Question: Computer users and applications need the time and date for various reasons. This can be achieved by keeping track of the number of seconds that
Computer users and applications need the time and date for various reasons. This can be achieved by keeping track of the number of seconds that have elapsed since some reference date and time. The number of seconds elapsed can then be converted to determine the current date and time. (The built-in matlab functions that do something like this include date and clock.) For this assignment, your will write a program to determine the time and date corresponding to a elapsed number of seconds since 00: 00: 00 on 1 January 2016. Have the user input the value of elapsed seconds. The output (to the screen) should be the corresponding hour (in military time), minute, second, day of the month, month name, year, and day of the week name (Sunday Saturday). Your output should look like the following: 23:59:32 2 January 2018 Tuesday Dont forget that a leap year has 366 days with 29 days in February. Leap years are years that are evenly divisible by 4, with the exception of those evenly divisible by 100 but not 400. Your program should be accomplished using the assignment operator (=), mathematical operators ( +, -, /, *, ^), logical operators ( &, |, ~), relational operators ( ==, <, <=, etc.), decision making and repetition constructs (if-elseif-else, switch-case-otherwise, for, while), and input/output functions we've learned (input, display, sprintf, fprintf). To determine whether a number is evenly divisible, you are also allowed to use the built-in matlab rem or mod functions. No other built-in matlab functions are allowed. You should use modular programming to solve this problem. Your main script should contain only a handful of commands, each of which should be a call to a function you have written. It is a very good idea to code this in stages. First calculate the year, output the result, and make sure it works. Then move to the month and make sure that works, then the numerical date, then the hour, etc. Work on the day of the week name only after all the previous parts of the program work. Go through the program design steps discussed in class. Also be sure to document your code well and use good programming practices. For full credit, provide several appropriate test cases of different types. When your program executes correctly and cleanly and has been verified with appropriate testing, you are ready to submit your assignment for grading.
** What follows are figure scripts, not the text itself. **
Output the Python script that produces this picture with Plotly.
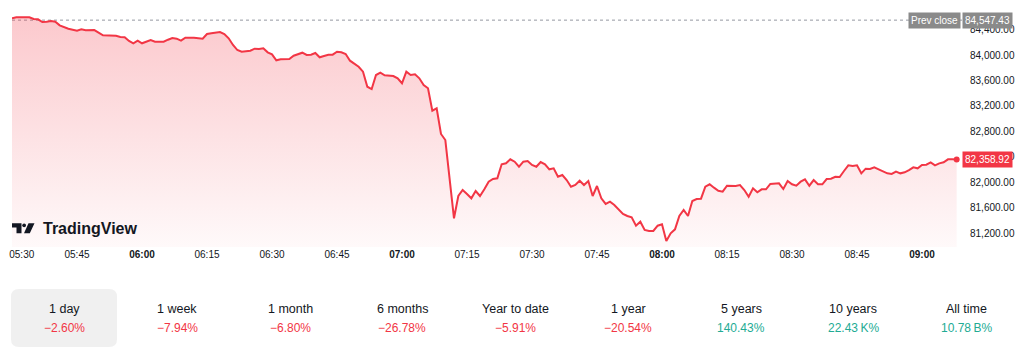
import pandas as pd
import plotly.graph_objects as go

# ---------------- data ----------------
times = ["05:30","05:31","05:34","05:35","05:36","05:37","05:38","05:39","05:40","05:41","05:43","05:44","05:45","05:46","05:47","05:49","05:50","05:51","05:54","05:55","05:56","05:57","05:58","05:59",
         "06:00","06:01","06:02","06:03","06:05","06:06","06:07","06:08","06:09","06:10","06:12","06:14","06:15","06:16","06:18","06:19","06:20","06:21","06:22","06:23","06:25","06:26","06:27","06:28","06:29","06:30","06:31","06:32","06:34","06:35","06:36","06:37","06:38","06:39","06:40","06:41","06:42","06:43","06:44","06:45","06:46","06:47","06:48","06:49","06:50","06:51","06:52","06:53","06:54","06:55","06:56","06:58","06:59",
         "07:00","07:01","07:02","07:03","07:04","07:05","07:06","07:07","07:08","07:09","07:10","07:12","07:13","07:14","07:15","07:16","07:17","07:18","07:19","07:20","07:21","07:22","07:23","07:24","07:25","07:26","07:27","07:28","07:29","07:30","07:31","07:32","07:33","07:34","07:35","07:36","07:37","07:38","07:39","07:40","07:41","07:42","07:43","07:44","07:45","07:46","07:47","07:48","07:49","07:51","07:52","07:53","07:54","07:55","07:56","07:57","07:58","07:59",
         "08:00","08:01","08:02","08:03","08:04","08:05","08:06","08:07","08:08","08:09","08:10","08:11","08:12","08:13","08:14","08:15","08:17","08:18","08:19","08:20","08:21","08:22","08:23","08:24","08:25","08:27","08:28","08:29","08:30","08:31","08:32","08:33","08:34","08:35","08:36","08:37","08:38","08:39","08:40","08:41","08:42","08:43","08:44","08:45","08:46","08:47","08:48","08:49","08:50","08:52","08:53","08:54","08:55","08:56","08:57","08:58","08:59",
         "09:00","09:01","09:02","09:03","09:04","09:05","09:06","09:07","09:08"]
prices = [84576,84592,84592,84565,84560,84518,84523,84534,84523,84466,84413,84403,84382,84403,84388,84392,84350,84309,84303,84283,84278,84220,84184,84225,
          84184,84204,84236,84209,84209,84240,84267,84256,84225,84272,84272,84256,84330,84341,84361,84330,84262,84157,84078,84052,84067,84099,84094,84105,84042,84011,83917,83932,83937,83989,84011,84036,84000,84005,84031,83964,83984,84005,84005,84052,84042,84016,83911,83859,83816,83738,83502,83466,83686,83722,83681,83670,83634,
          83556,83738,83686,83697,83634,83529,83477,83126,83163,82760,82665,81436,81786,81880,81818,81750,81865,81786,81891,82011,82053,82064,82284,82300,82362,82325,82246,82325,82336,82273,82246,82320,82284,82205,82221,82089,82116,82037,81932,81959,82026,81959,82021,81786,81943,81750,81661,81697,81645,81504,81472,81452,81320,81383,81253,81237,81237,81320,
          81342,81080,81201,81263,81472,81566,81472,81708,81739,81744,81932,81970,81917,81869,81854,81948,81943,81959,81880,81775,81907,81844,81891,81891,81975,81986,81896,82022,81970,81948,82011,82048,81948,82037,81970,81970,82053,82058,82089,82085,82179,82268,82257,82268,82142,82215,82210,82237,82205,82142,82132,82168,82142,82158,82194,82237,82221,
          82273,82278,82315,82268,82299,82315,82362,82362,82358.92]

prev_close = 84547.43
last_price = 82358.92
y_ticks = [81200, 81600, 82000, 82400, 82800, 83200, 83600, 84000, 84400]
x_tick_times = ["05:30","05:45","06:00","06:15","06:30","06:45","07:00","07:15","07:30","07:45","08:00","08:15","08:30","08:45","09:00"]
periods = ["1 day", "1 week", "1 month", "6 months", "Year to date", "1 year", "5 years", "10 years", "All time"]
changes = ["\u22122.60%", "\u22127.94%", "\u22126.80%", "\u221226.78%", "\u22125.91%", "\u221220.54%", "140.43%", "22.43\u202fK%", "10.78\u202fB%"]
change_up = [False, False, False, False, False, False, True, True, True]

# ---------------- layout helpers ----------------
W, H = 1024, 353
L, R, T, B = 12, 62, 0, 106
PW, PH = W - L - R, H - T - B
DAY = "2025-01-01 "


def px_x(px):
    return (px - L) / PW


def px_y(py):
    return (H - B - py) / PH


RED = "#F23645"
TEAL = "#22AB94"
TXT = "#131722"
FONT = "Liberation Sans"
AX_SIZE = 10

x = pd.to_datetime([DAY + t for t in times])
tickvals = list(pd.to_datetime([DAY + t for t in x_tick_times]))
# the first label is nudged inward so it stays inside the chart (as TradingView does)
tickvals[0] = tickvals[0] + pd.Timedelta(seconds=135)
ticktext = ["<b>" + t + "</b>" if t.endswith(":00") else t for t in x_tick_times]

y_top = 84863.5
y_bot = 80985.6

fig = go.Figure()
fig.add_trace(go.Scatter(
    x=x, y=prices, mode="lines",
    line=dict(color=RED, width=2),
    fill="tozeroy",
    fillgradient=dict(type="vertical", start=y_bot, stop=84600,
                      colorscale=[[0, "rgba(242,54,69,0.03)"], [1, "rgba(242,54,69,0.27)"]]),
    hoverinfo="skip", showlegend=False,
))
fig.add_trace(go.Scatter(
    x=[x[-1]], y=[prices[-1]], mode="markers",
    marker=dict(color=RED, size=6), hoverinfo="skip", showlegend=False,
))

shapes = []
# previous close dotted line
shapes.append(dict(type="line", xref="paper", yref="y", x0=0, x1=1, y0=prev_close, y1=prev_close,
                   line=dict(color="#9598a1", width=1, dash="dot"), layer="below"))
# selected period background (rounded rect)
bx0, bx1, by0, by1 = px_x(11), px_x(117), px_y(289), px_y(347)
rx, ry = 8 / PW, 8 / PH
path = (f"M {bx0+rx},{by0} L {bx1-rx},{by0} Q {bx1},{by0} {bx1},{by0-ry} "
        f"L {bx1},{by1+ry} Q {bx1},{by1} {bx1-rx},{by1} L {bx0+rx},{by1} "
        f"Q {bx0},{by1} {bx0},{by1+ry} L {bx0},{by0-ry} Q {bx0},{by0} {bx0+rx},{by0} Z")
shapes.append(dict(type="path", xref="paper", yref="paper", path=path,
                   fillcolor="#f0f0f0", line=dict(width=0), layer="below"))
# TradingView logo
logo_T = (f"M {px_x(12)},{px_y(223.3)} L {px_x(21.5)},{px_y(223.3)} L {px_x(21.5)},{px_y(233.3)} "
          f"L {px_x(16.5)},{px_y(233.3)} L {px_x(16.5)},{px_y(227.5)} L {px_x(12)},{px_y(227.5)} Z")
shapes.append(dict(type="path", xref="paper", yref="paper", path=logo_T, fillcolor=TXT, line=dict(width=0)))
shapes.append(dict(type="circle", xref="paper", yref="paper",
                   x0=px_x(22.3), x1=px_x(26.0), y0=px_y(223.5), y1=px_y(227.2),
                   fillcolor=TXT, line=dict(width=0)))
logo_V = (f"M {px_x(28.5)},{px_y(223.3)} L {px_x(34.5)},{px_y(223.3)} L {px_x(29.8)},{px_y(233.3)} "
          f"L {px_x(24.0)},{px_y(233.3)} Z")
shapes.append(dict(type="path", xref="paper", yref="paper", path=logo_V, fillcolor=TXT, line=dict(width=0)))

annotations = []
annotations.append(dict(xref="paper", yref="paper", x=px_x(41), y=px_y(228.5), xanchor="left", yanchor="middle",
                        text="<b>TradingView</b>", showarrow=False,
                        font=dict(family=FONT, size=16, color=TXT)))
# prev close labels
annotations.append(dict(xref="paper", yref="y", x=px_x(961), y=prev_close, xanchor="right", yanchor="middle",
                        text="Prev close", showarrow=False, bgcolor="#8a8a8a", borderpad=2,
                        font=dict(family=FONT, size=AX_SIZE, color="white")))
annotations.append(dict(xref="paper", yref="y", x=px_x(962), y=prev_close, xanchor="left", yanchor="middle",
                        text=f"{prev_close:,.2f}", showarrow=False, bgcolor="#8a8a8a", borderpad=2,
                        font=dict(family=FONT, size=AX_SIZE, color="white")))
# last price label
annotations.append(dict(xref="paper", yref="y", x=px_x(962), y=last_price, xanchor="left", yanchor="middle",
                        text=f"{last_price:,.2f}", showarrow=False, bgcolor=RED, borderpad=2,
                        font=dict(family=FONT, size=AX_SIZE, color="white")))
# period performance row
centers = [64, 177, 290, 402, 515, 628, 741, 853, 966]
for cx, p, c, up in zip(centers, periods, changes, change_up):
    annotations.append(dict(xref="paper", yref="paper", x=px_x(cx), y=px_y(309), xanchor="center", yanchor="middle",
                            text=p, showarrow=False, font=dict(family=FONT, size=12.5, color=TXT)))
    annotations.append(dict(xref="paper", yref="paper", x=px_x(cx), y=px_y(328), xanchor="center", yanchor="middle",
                            text=c, showarrow=False, font=dict(family=FONT, size=12, color=TEAL if up else RED)))

fig.update_layout(
    width=W, height=H,
    margin=dict(l=L, r=R, t=T, b=B, autoexpand=False),
    paper_bgcolor="white", plot_bgcolor="white",
    font=dict(family=FONT, size=AX_SIZE, color=TXT),
    showlegend=False,
    shapes=shapes, annotations=annotations,
    xaxis=dict(type="date", range=[DAY + "05:30", DAY + "09:09:14"],
               tickmode="array", tickvals=tickvals, ticktext=ticktext,
               showgrid=False, zeroline=False, showline=False, ticks="",
               ticklabeloverflow="allow", automargin=False,
               tickfont=dict(family=FONT, size=AX_SIZE, color=TXT), fixedrange=True),
    yaxis=dict(side="right", range=[y_bot, y_top], tickmode="array", tickvals=y_ticks,
               tickformat=",.2f", showgrid=False, zeroline=False, showline=False, ticks="",
               ticklabelstandoff=7, automargin=False,
               tickfont=dict(family=FONT, size=AX_SIZE, color=TXT), fixedrange=True),
)

fig.write_html("out.html", config={"displayModeBar": False})
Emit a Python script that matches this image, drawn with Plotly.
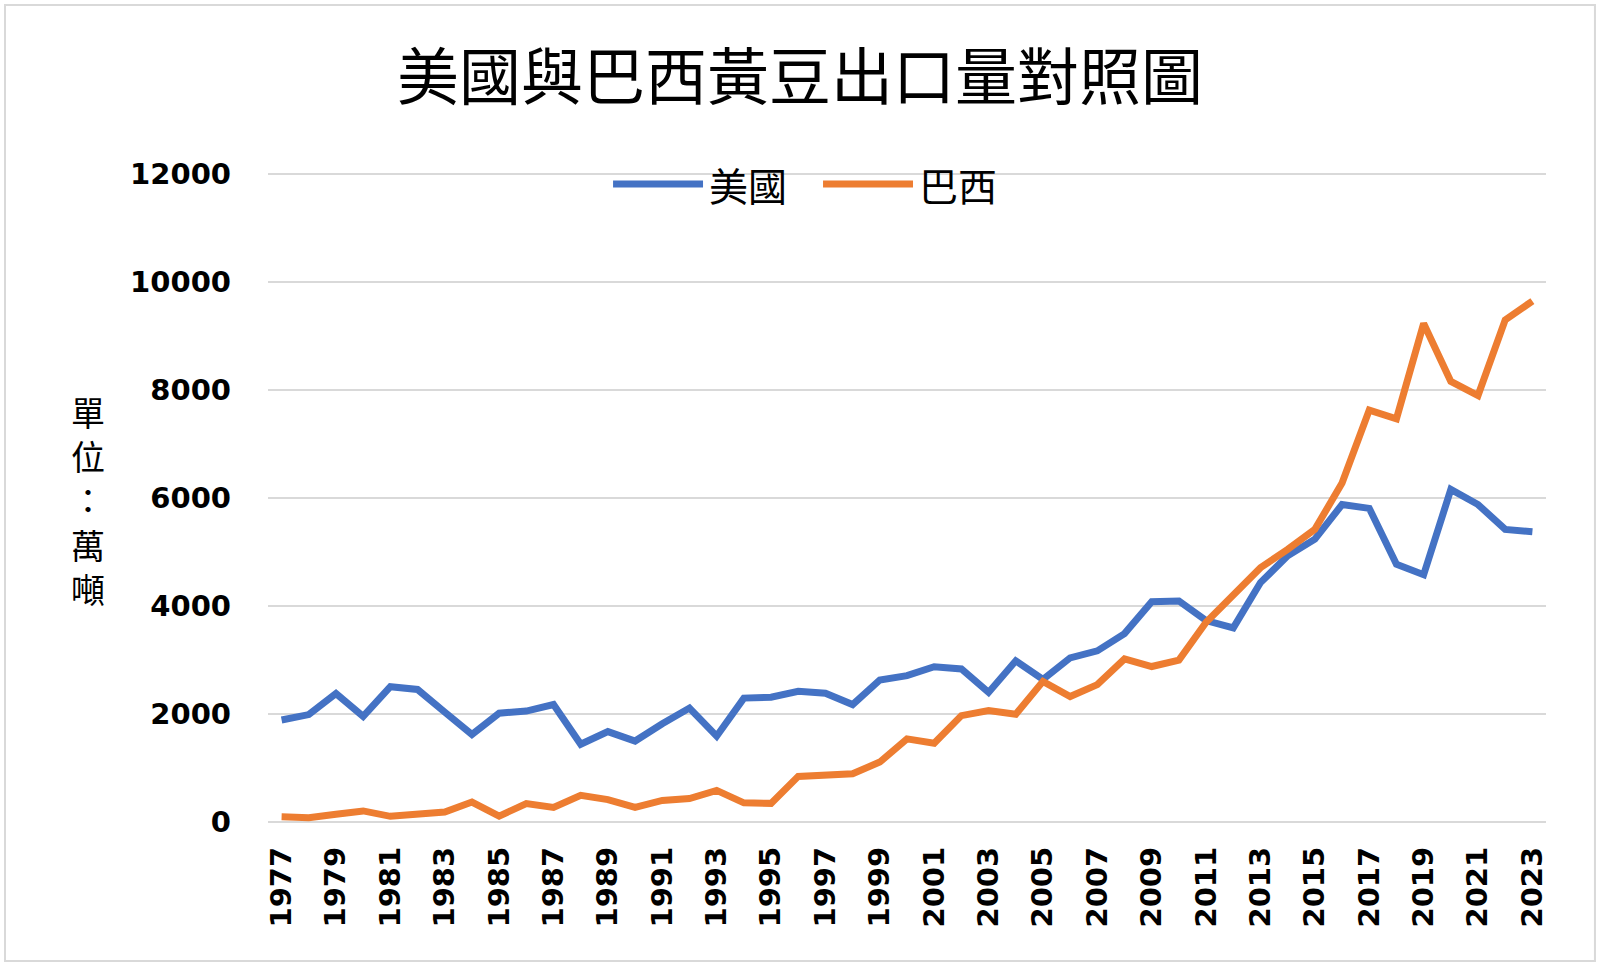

What to turn in: Submit your working *.m files and a single PDF document that contains your solution report containing all the required components (specified in previous assignments, e.g. HW 7). All required files for this assignment should be submitted together as one electronic file archive. Files should be neatly organized, rationally named, and placed in a folder named HW<#>Group (e.g. HW5Group2). Use a *.zip or *.rar format for submittal. Grading will be based on the following:
70% Correctness (Do the flowchart and program solve the problem correctly under robust conditions. Has the program been verified with appropriate testing? Does the solution meet all the detailed requirements?)
20% Presentation (Are good practices used? Is the work easy to read and follow?) 10% Elegance (How simple and efficient is the algorithm? Could the same result be achieved through a more direct procedure with fewer computations?)